1.2. The worldview of mainstream science is mostly correct.
1.3. The many religious / mystical traditions are wrong.
2.1. Consciousness is the result of computing processes in the brain. In particular, if a machine would implement the same computations it would be conscious. However, in general I don't know what consciousness is.
2.2. Identity is not fundamentally meaningful. However, there might be useful "fuzzy" variants of the concept.
3.1. Humans are agents with (approximately) well-defined utility functions.
3.2. The moral value of an action is the expectation value of the utility function of the respective agent.
3.3. I should take actions with as much value as possible.
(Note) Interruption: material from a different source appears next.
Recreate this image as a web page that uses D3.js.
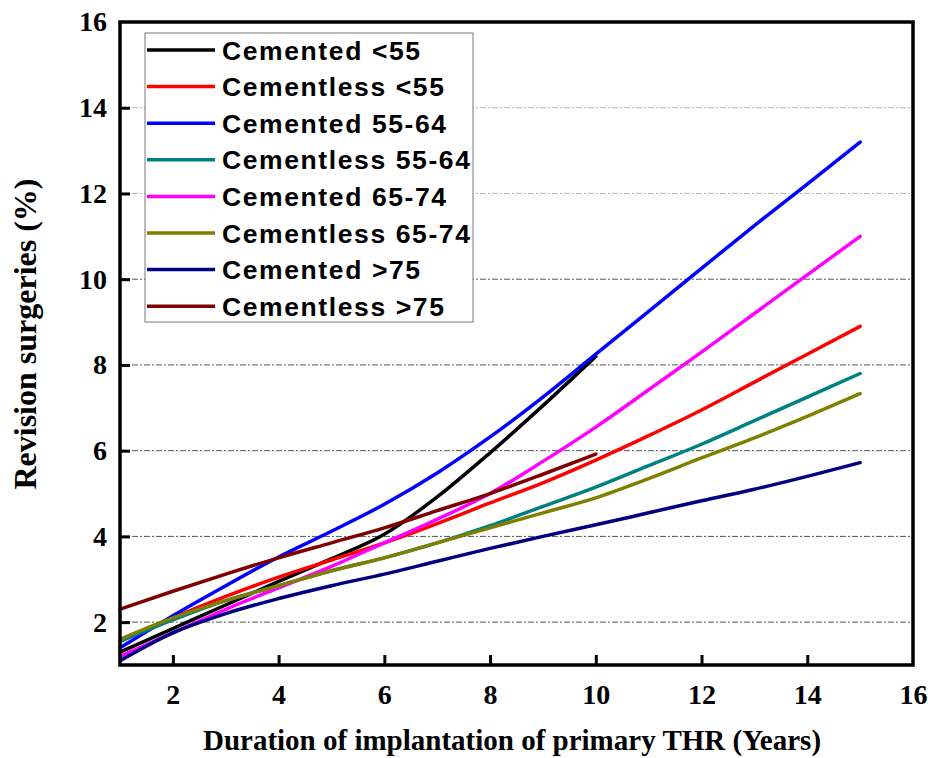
<!DOCTYPE html>
<html>
<head>
<meta charset="utf-8">
<script src="https://cdn.jsdelivr.net/npm/d3@7"></script>
<style>
  html, body { margin: 0; padding: 0; background: #fff; }
  svg { display: block; }
</style>
</head>
<body>
<div id="chart"></div>
<script>
// Revision surgery rate (%) over years since primary THR, by fixation and age group
const years = [1, 2, 3, 4, 5, 6, 7, 8, 9, 10, 11, 12, 13, 14, 15];

const seriesNames = [
  "Cemented <55", "Cementless <55", "Cemented 55-64", "Cementless 55-64",
  "Cemented 65-74", "Cementless 65-74", "Cemented >75", "Cementless >75"
];
const seriesColors = ["#000000", "#ff0000", "#0000ff", "#008080",
                      "#ff00ff", "#808000", "#000080", "#800000"];

const cementedUnder55      = [1.30, 1.85, 2.40, 2.95, 3.48, 4.05, 4.92, 5.95, 7.05, 8.20];
const cementlessUnder55    = [1.55, 2.10, 2.60, 3.05, 3.45, 3.85, 4.30, 4.78, 5.25, 5.78, 6.35, 6.95, 7.60, 8.25, 8.90];
const cemented55to64       = [1.40, 2.15, 2.85, 3.52, 4.12, 4.75, 5.48, 6.32, 7.25, 8.25, 9.25, 10.25, 11.25, 12.22, 13.20];
const cementless55to64     = [1.55, 2.05, 2.50, 2.85, 3.20, 3.50, 3.85, 4.25, 4.70, 5.15, 5.65, 6.15, 6.70, 7.25, 7.80];
const cemented65to74       = [1.20, 1.75, 2.30, 2.80, 3.30, 3.85, 4.40, 5.00, 5.75, 6.55, 7.42, 8.30, 9.20, 10.10, 11.00];
const cementless65to74     = [1.60, 2.10, 2.50, 2.85, 3.20, 3.50, 3.85, 4.20, 4.55, 4.90, 5.35, 5.83, 6.30, 6.80, 7.33];
const cementedOver75       = [1.10, 1.75, 2.20, 2.55, 2.85, 3.12, 3.42, 3.72, 4.00, 4.27, 4.55, 4.83, 5.10, 5.40, 5.72];
const cementlessOver75     = [2.30, 2.72, 3.12, 3.50, 3.85, 4.20, 4.60, 5.00, 5.45, 5.92];

const seriesValues = [cementedUnder55, cementlessUnder55, cemented55to64, cementless55to64,
                      cemented65to74, cementless65to74, cementedOver75, cementlessOver75];

const xTicks = [2, 4, 6, 8, 10, 12, 14, 16];
const yTicks = [2, 4, 6, 8, 10, 12, 14, 16];

const width = 928, height = 758;
const margin = { top: 22, right: 15, bottom: 93, left: 120 };

const svg = d3.select("#chart").append("svg")
  .attr("width", width).attr("height", height);

const x = d3.scaleLinear().domain([1, 16]).range([margin.left, width - margin.right]);
const y = d3.scaleLinear().domain([1, 16]).range([height - margin.bottom, margin.top]);

const serif = "'Liberation Serif', 'Times New Roman', serif";
const sans = "'Liberation Sans', Arial, sans-serif";

// dash-dot horizontal grid
svg.append("g").selectAll("line")
  .data(yTicks.filter(v => v < 16))
  .join("line")
  .attr("x1", x(1)).attr("x2", x(16))
  .attr("y1", d => y(d)).attr("y2", d => y(d))
  .attr("stroke", d => d > 10 ? "#b5b5b5" : "#555")
  .attr("stroke-width", 1)
  .attr("stroke-dasharray", "6,2,2,2");

// data lines
const line = d3.line()
  .x((d, i) => x(years[i]))
  .y(d => y(d))
  .curve(d3.curveMonotoneX);

svg.append("g").selectAll("path")
  .data(seriesValues)
  .join("path")
  .attr("fill", "none")
  .attr("stroke", (d, i) => seriesColors[i])
  .attr("stroke-width", 3.5)
  .attr("stroke-linecap", "round")
  .attr("d", d => line(d));

// axes with inward ticks
const xAxis = d3.axisBottom(x).tickValues(xTicks).tickSize(-10).tickPadding(19).tickFormat(d3.format("d"));
const yAxis = d3.axisLeft(y).tickValues(yTicks).tickSize(-10).tickPadding(13).tickFormat(d3.format("d"));

const gx = svg.append("g").attr("transform", `translate(0,${y(1)})`).call(xAxis);
const gy = svg.append("g").attr("transform", `translate(${x(1)},0)`).call(yAxis);

[gx, gy].forEach(g => {
  g.select(".domain").remove();
  g.selectAll(".tick line").attr("stroke", "#000").attr("stroke-width", 3);
  g.selectAll(".tick text")
    .attr("font-family", serif).attr("font-weight", "bold")
    .attr("font-size", 28).attr("fill", "#000");
});
gx.selectAll(".tick").filter(d => d === 16).select("line").remove();
gy.selectAll(".tick").filter(d => d === 16).select("line").remove();

// frame
svg.append("rect")
  .attr("x", x(1)).attr("y", y(16))
  .attr("width", x(16) - x(1)).attr("height", y(1) - y(16))
  .attr("fill", "none").attr("stroke", "#000").attr("stroke-width", 3.5);

// axis titles
svg.append("text")
  .attr("x", 512).attr("y", 750)
  .attr("text-anchor", "middle")
  .attr("font-family", serif).attr("font-weight", "bold").attr("font-size", 29)
  .text("Duration of implantation of primary THR (Years)");

svg.append("text")
  .attr("transform", `translate(36,334) rotate(-90)`)
  .attr("text-anchor", "middle")
  .attr("font-family", serif).attr("font-weight", "bold").attr("font-size", 32)
  .text("Revision surgeries (%)");

// legend
const legend = svg.append("g");
legend.append("rect")
  .attr("x", 145).attr("y", 33).attr("width", 328).attr("height", 289)
  .attr("fill", "#fff").attr("stroke", "#777").attr("stroke-width", 1);

const entry = legend.selectAll("g.entry")
  .data(seriesNames)
  .join("g")
  .attr("class", "entry")
  .attr("transform", (d, i) => `translate(0,${50 + i * 36.6})`);

entry.append("line")
  .attr("x1", 147).attr("x2", 215)
  .attr("stroke", (d, i) => seriesColors[i]).attr("stroke-width", 3.5);

entry.append("text")
  .attr("x", 222).attr("y", 9.5)
  .attr("font-family", sans).attr("font-weight", "bold").attr("font-size", 26.5)
  .attr("letter-spacing", 1.6)
  .text(d => d);
</script>
</body>
</html>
This is the only meaningful interpretation of "should".
4.1. Human utility functions are complex.
4.2. I cannot give anything close to a full description of my utility function, but it seems to involve terminal values such as: beauty, curiosity, humor, kindness, friendship, love, sexuality / romance, pleasure... These values are computed on all sufficiently human agents (but I don't know what "sufficiently human" means). The weights for myself and my friends / loved ones might be higher but I'm not sure.
Less fundamental and less certain are:
5.1. UDT is the correct decision theory.
5.2. Epistemic questions don't make fundamental sense (I realize the apparent contradiction with 1.1 but 1.1 is still a useful approximation and there's also a meta-epistemic level on which UDT itself follows from Occam's razor) as opposed to decision-theoretic questions. Subjective expectations are ill-defined.
5.3. Temark's level IV multiverse is real, or at least as "real" as anything is.
I'm curious to know how many LessWrongers have similar vs different worldviews.
1.1- Disagree, but I may not understand the claim (what's 'epistemic truth'?). 1.2- Agree. 1.3- Agree. 2.1- Agree that consciousness is the result of computing processes in the brain, disagree that a machine implementing the same computations would necessarily be conscious. (i.e. agree with physicalism, don't agree with functionalism). 2.2- I don't understand the claim. But I think I disagree. 3.1- Agnostic. 3.2- Disagree. 3.3- Disagree, especially with the claim that this is the only meaningful interpretation of 'should'. 4.1- Agnostic. 5.1- Agnostic. 5.2- I don't understand this at all. 5.3- I don't understand your use of the word 'real'.
By "epistemic truth" I mean truth regarding the physical universe. Maybe that is a poor choice of words. Physical truth?
So do you mean 'the only grounds for knowledge about the physical universe is the scientific method/Occam's razor'?
Yep. Although under a UDT / multiverse interpretation it becomes "knowledge about the region of the multiverse in which I am located".